Keisha Rae Witherspoon, co-writer of “Papa Machete,” says she understood the conditions under which machete fencing developed after visiting the island. The Third Horizon team launched aKickstarterto help the Professor, whose meager farming income has suffered due to lower land productivity in Haiti.

“Currently, he is teaching class outdoors, adjacent to his slanted home that was affected by the 2010 earthquake,” says Witherspoon. “Part of the campaign proceeds will go toward building a small, structurally sound facility where he can teach his students and shelter his family. This can be done very inexpensively and quickly.”

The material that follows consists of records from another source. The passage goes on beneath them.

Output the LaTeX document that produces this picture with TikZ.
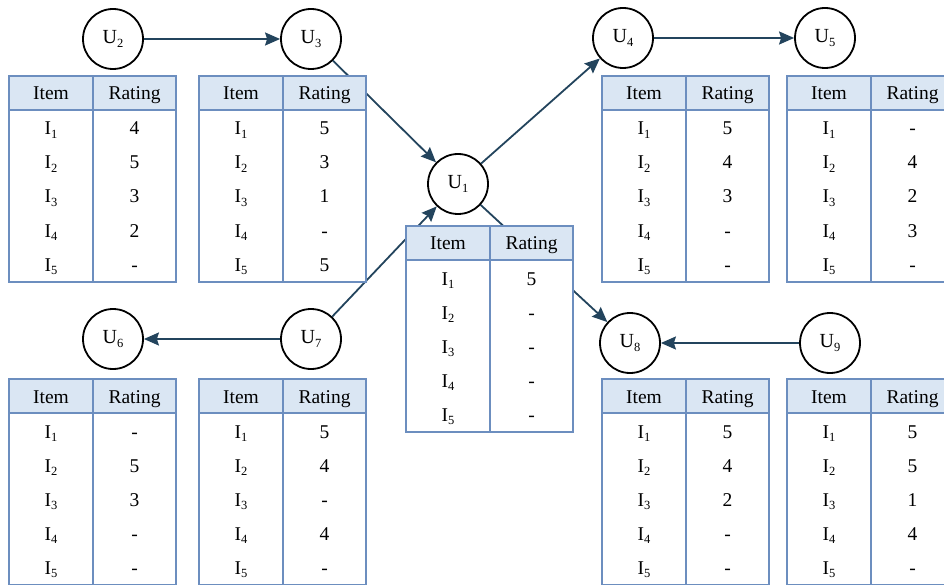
\documentclass[tikz,border=0pt]{standalone}
\usepackage{fontspec}
\setmainfont{Liberation Serif}
\usetikzlibrary{arrows.meta}

\definecolor{tblblue}{HTML}{6C8EBF}
\definecolor{hdrblue}{HTML}{DAE6F3}
\definecolor{linkblue}{HTML}{23445D}

\newcommand\tablefont{\fontsize{19.5}{22}\selectfont}
\newcommand\userfont{\fontsize{20}{22}\selectfont}
\newcommand\isub[1]{\raisebox{-3.5pt}{\fontsize{12.5}{12.5}\selectfont #1}}
\newcommand\usub[1]{\raisebox{-3.5pt}{\fontsize{12.5}{12.5}\selectfont #1}}

\tikzset{
  tblline/.style={draw=tblblue, line width=1.8pt},
  cell/.style={anchor=base, inner sep=0pt, font=\tablefont},
  user/.style={circle, draw=black, line width=1.8pt, minimum size=60pt,
               inner sep=0pt, fill=white, font=\userfont},
  link/.style={draw=linkblue, line width=1.8pt,
               -{Stealth[length=15pt,width=13pt,inset=2pt]}},
}

% rating table: name, left x, top y, five ratings
\newcommand\ratingtable[8]{%
  \begin{scope}[shift={(#2,#3)}]
    \fill[white] (0,0) rectangle (167,206);
    \fill[hdrblue] (0,0) rectangle (167,34);
    \draw[tblline] (0,34) -- (167,34) (84,0) -- (84,206);
    \draw[tblline] (0,0) rectangle (167,206);
    \node[cell] (#1-item) at (42,24) {Item};
    \node[cell] (#1-rating) at (125.5,24) {Rating};
    \foreach \v [count=\k] in {#4,#5,#6,#7,#8} {
      \node[cell] (#1-i\k) at (42,{59+34*(\k-1)}) {I\isub{\k}};
      \node[cell] (#1-r\k) at (125.5,{59+34*(\k-1)}) {\v};
    }
  \end{scope}}

\begin{document}
\begin{tikzpicture}[x=1pt,y=-1pt]
  \useasboundingbox (0,0) rectangle (944,585);

  % users
  \node[user] (u1) at (458,184) {U\usub{1}};
  \node[user] (u2) at (113,39)  {U\usub{2}};
  \node[user] (u3) at (311,39)  {U\usub{3}};
  \node[user] (u4) at (623,38)  {U\usub{4}};
  \node[user] (u5) at (825,38)  {U\usub{5}};
  \node[user] (u6) at (113,339) {U\usub{6}};
  \node[user] (u7) at (311,339) {U\usub{7}};
  \node[user] (u8) at (630,343) {U\usub{8}};
  \node[user] (u9) at (830,343) {U\usub{9}};

  % trust links
  \draw[link] (u2) -- (u3);
  \draw[link] (u3) -- (u1);
  \draw[link] (u1) -- (u4);
  \draw[link] (u4) -- (u5);
  \draw[link] (u7) -- (u1);
  \draw[link] (u7) -- (u6);
  \draw[link] (u1) -- (u8);
  \draw[link] (u9) -- (u8);

  % rating tables (drawn over the links)
  \ratingtable{t2}{9}{76}{4}{5}{3}{2}{-}
  \ratingtable{t3}{199}{76}{5}{3}{1}{-}{5}
  \ratingtable{t4}{602}{76}{5}{4}{3}{-}{-}
  \ratingtable{t5}{787}{76}{-}{4}{2}{3}{-}
  \ratingtable{t1}{406}{226}{5}{-}{-}{-}{-}
  \ratingtable{t6}{9}{379}{-}{5}{3}{-}{-}
  \ratingtable{t7}{199}{379}{5}{4}{-}{4}{-}
  \ratingtable{t8}{602}{379}{5}{4}{2}{-}{-}
  \ratingtable{t9}{787}{379}{5}{5}{1}{4}{-}
\end{tikzpicture}
\end{document}
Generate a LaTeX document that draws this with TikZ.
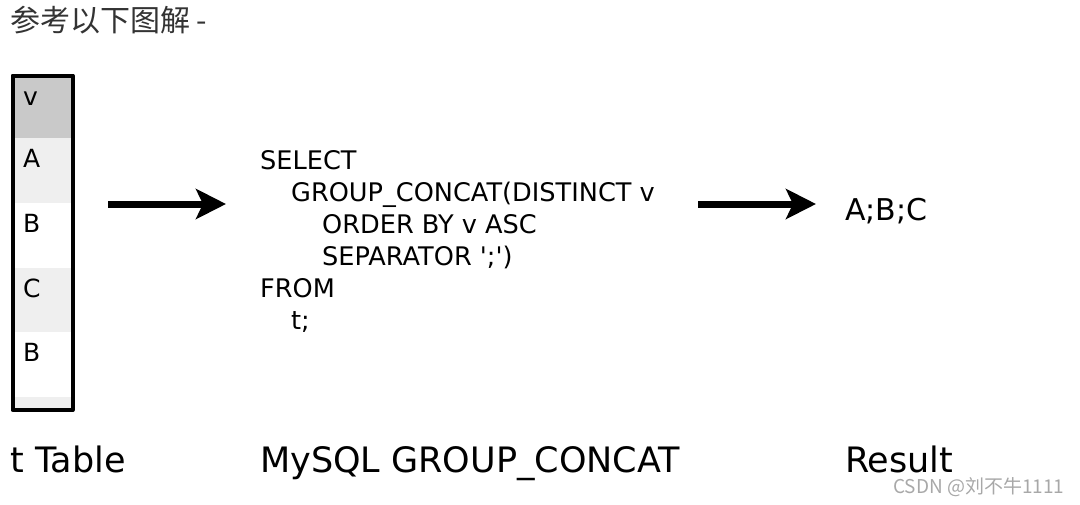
\documentclass[tikz,border=0pt]{standalone}
\usepackage{fontspec}
\setmainfont{DejaVu Sans}
\newfontfamily\cjk{Noto Sans CJK SC}
\usetikzlibrary{positioning,arrows.meta}
\definecolor{headgrey}{HTML}{C9C9C9}
\definecolor{rowgrey}{HTML}{EFEFEF}
\definecolor{titleink}{HTML}{333333}
\definecolor{markgrey}{HTML}{A8A8A8}
\tikzset{
  cell/.style     = {rectangle, inner sep=0pt, outer sep=0pt, minimum width=60pt,
                     anchor=north west},
  celltext/.style = {anchor=north west, inner sep=0pt, xshift=10.5pt, yshift=-11pt,
                     font=\fontsize{25}{25}\selectfont},
  frame/.style    = {draw=black, line width=4pt, line join=round},
  sqltext/.style  = {anchor=north west, inner sep=0pt, align=left,
                     font=\fontsize{25.6}{32}\selectfont},
  caption/.style  = {anchor=base west, inner sep=0pt, font=\fontsize{35}{35}\selectfont},
  flow/.style     = {-{Stealth[length=30pt, width=30pt, inset=7pt]}, line width=7pt},
}

\begin{document}
\begin{tikzpicture}[x=1pt, y=-1pt]
  \useasboundingbox (0,0) rectangle (1080,504);

  \node[anchor=base west, inner sep=0pt, text=titleink, font=\cjk\fontsize{30}{30}\selectfont]
       (title) at (10,31) {参考以下图解 -};

  % t table
  \node[cell, fill=headgrey, minimum height=62.5pt,
        label={[celltext, yshift=-5pt]north west:v}] (hd) at (12.5,75.5) {};
  \node[cell, fill=rowgrey, minimum height=65pt, below=0pt of hd,
        label={[celltext]north west:A}] (r1) {};
  \node[cell, fill=white, minimum height=65pt, below=0pt of r1,
        label={[celltext]north west:B}] (r2) {};
  \node[cell, fill=rowgrey, minimum height=64pt, below=0pt of r2,
        label={[celltext]north west:C}] (r3) {};
  \node[cell, fill=white, minimum height=65pt, below=0pt of r3,
        label={[celltext]north west:B}] (r4) {};
  \node[cell, fill=rowgrey, minimum height=13pt, below=0pt of r4] (r5) {};
  \draw[frame] (hd.north west) rectangle (r5.south east);

  \node[sqltext] (sql) at (260,150)
       {SELECT\\
        \hspace*{31pt}GROUP\_CONCAT(DISTINCT v\\
        \hspace*{62pt}ORDER BY v ASC\\
        \hspace*{62pt}SEPARATOR \textquotesingle;\textquotesingle)\\
        FROM\\
        \hspace*{31pt}t;};

  \node[anchor=base west, inner sep=0pt, font=\fontsize{30}{30}\selectfont]
       (res) at (845,220) {A;B;C};

  \coordinate (in1) at (108,204);  \coordinate (out1) at (226,204);
  \coordinate (in2) at (698,204);  \coordinate (out2) at (816,204);
  \draw[flow] (in1) -- (out1);
  \draw[flow] (in2) -- (out2);

  \node[caption] (captbl) at (10,472) {t Table};
  \node[caption] (capsql) at (260,472) {MySQL GROUP\_CONCAT};
  \node[caption] (capres) at (845,472) {Result};

  \node[anchor=base west, inner sep=0pt, text height=13pt, text depth=2pt, text=markgrey,
        font=\cjk\fontsize{19}{19}\selectfont]
       (mark) at (893,493) {CSDN @刘不牛1111};
\end{tikzpicture}
\end{document}
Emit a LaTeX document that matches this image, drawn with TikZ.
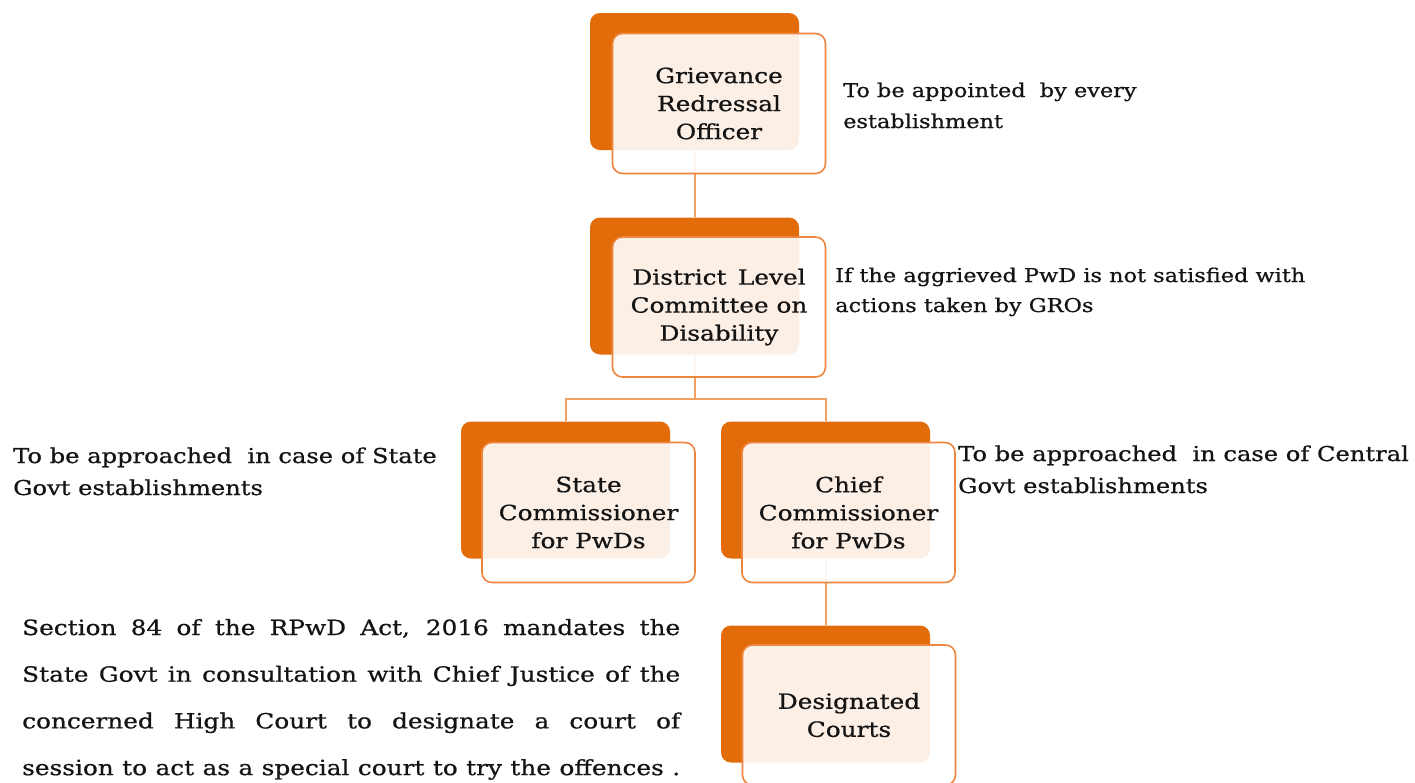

Jonathan David Kane from the acclaimed local company Borscht Corp. directed “Papa Machete.” He thinks helping Avril will also help a languishing cultural tradition.

“We believe that this is a very important step in the preservation and proliferation of this martial art,” he says. “The remaining funds raised will be put toward the film in the form of additional sound design, color correction, international film festival submission costs, and the creation of an interactive documentary website that expands on many of the questions raised in the film.”

Haitians resorted to the machete -- a tool they used long before colonization, the same tool later used to make their masters richer than any other colony -- for their freedom.

The machete is a potent symbol of the tropical consciousness: Caribbean people know it well as a token of labor, struggle, and possible menace. But “Papa Machete,” through the story of Professor Avril, reveals it as a tool of artistry.